Das meiste Informationsmaterial ist übrigens beinahe dasselbe, das schon in Bosnien und Kroatien verteilt worden ist. In jedem Fall aber ist es sehr nett zu sehen, wie die UNO ihre Kinder-Comics auf den neuesten Stand für das Kosovo gebracht hat. In der bosnischen Version war ein kleiner, kurzhaariger Vater mit Mutter und zwei Kindern zu sehen, jetzt hat der Mann schwarze, leicht gelockte Haare und die Familie fünf Kinder.

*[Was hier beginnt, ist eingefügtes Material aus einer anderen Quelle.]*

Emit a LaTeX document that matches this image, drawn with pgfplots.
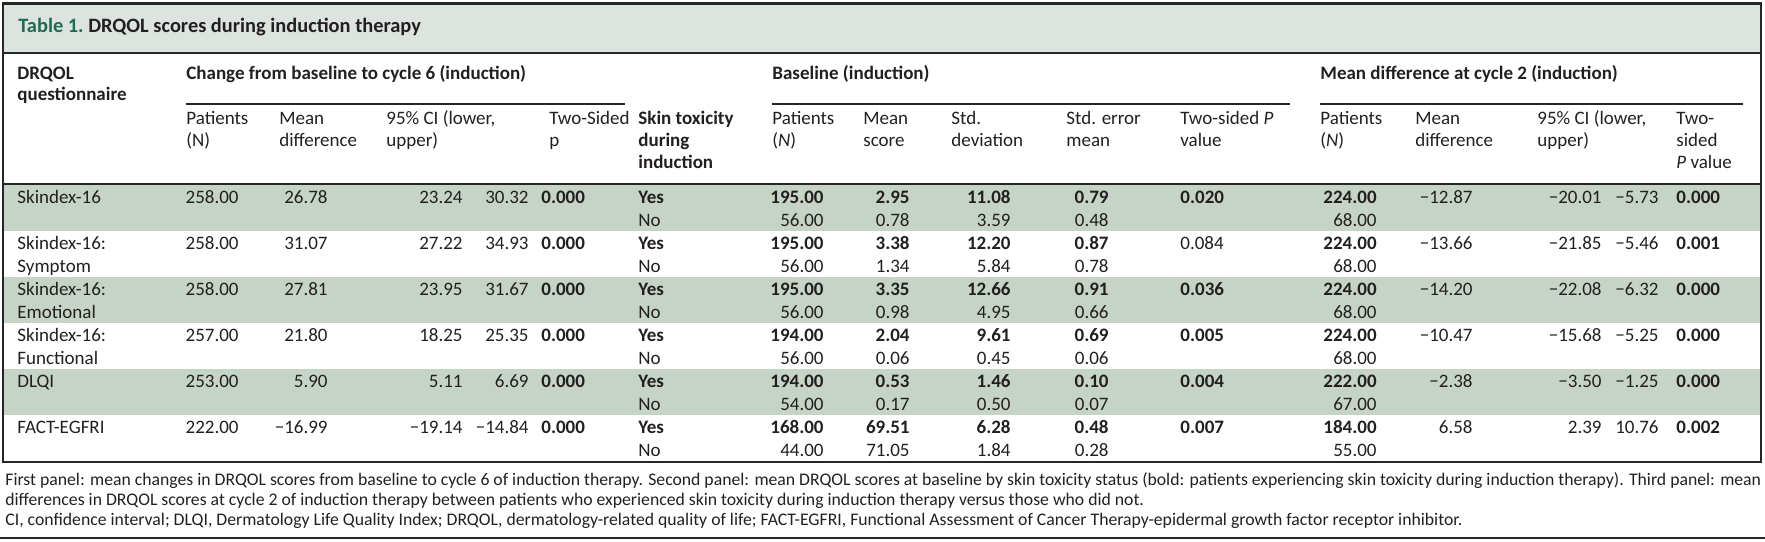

Tirana, 25. Juni: Später am Abend habe ich Leute von der Flüchtlingsorganisation Check getroffen, die drei Lager im Norden unterhalten hat. Sie sind alle leer. Vor zwei Tagen hat Check Kontakt mit uns aufgenommen und uns gefragt, ob wir Freiwillige brauchen. Sie haben zu viele. Im Augenblick können wir immer noch Helfer gebrauchen, aber die Lage ändert sich schnell. Es ist unglaublich. Wenn ich diese Zeilen schreibe, verlassen 2.000 weitere Flüchtlinge Albanien. Morgen muß ich entscheiden, wann und wohin wir ins Kosovo umziehen. Von unserem ursprünglichen Plan, hier in Albanien zu arbeiten, ist nicht mehr viel übrig. In zwei Wochen sind alle zu Hause – aber nicht in ihren Häusern. Wir werden sehen, laßt uns glücklich darüber sein, daß alle diese Menschen in ihre Heimat zurückkehren.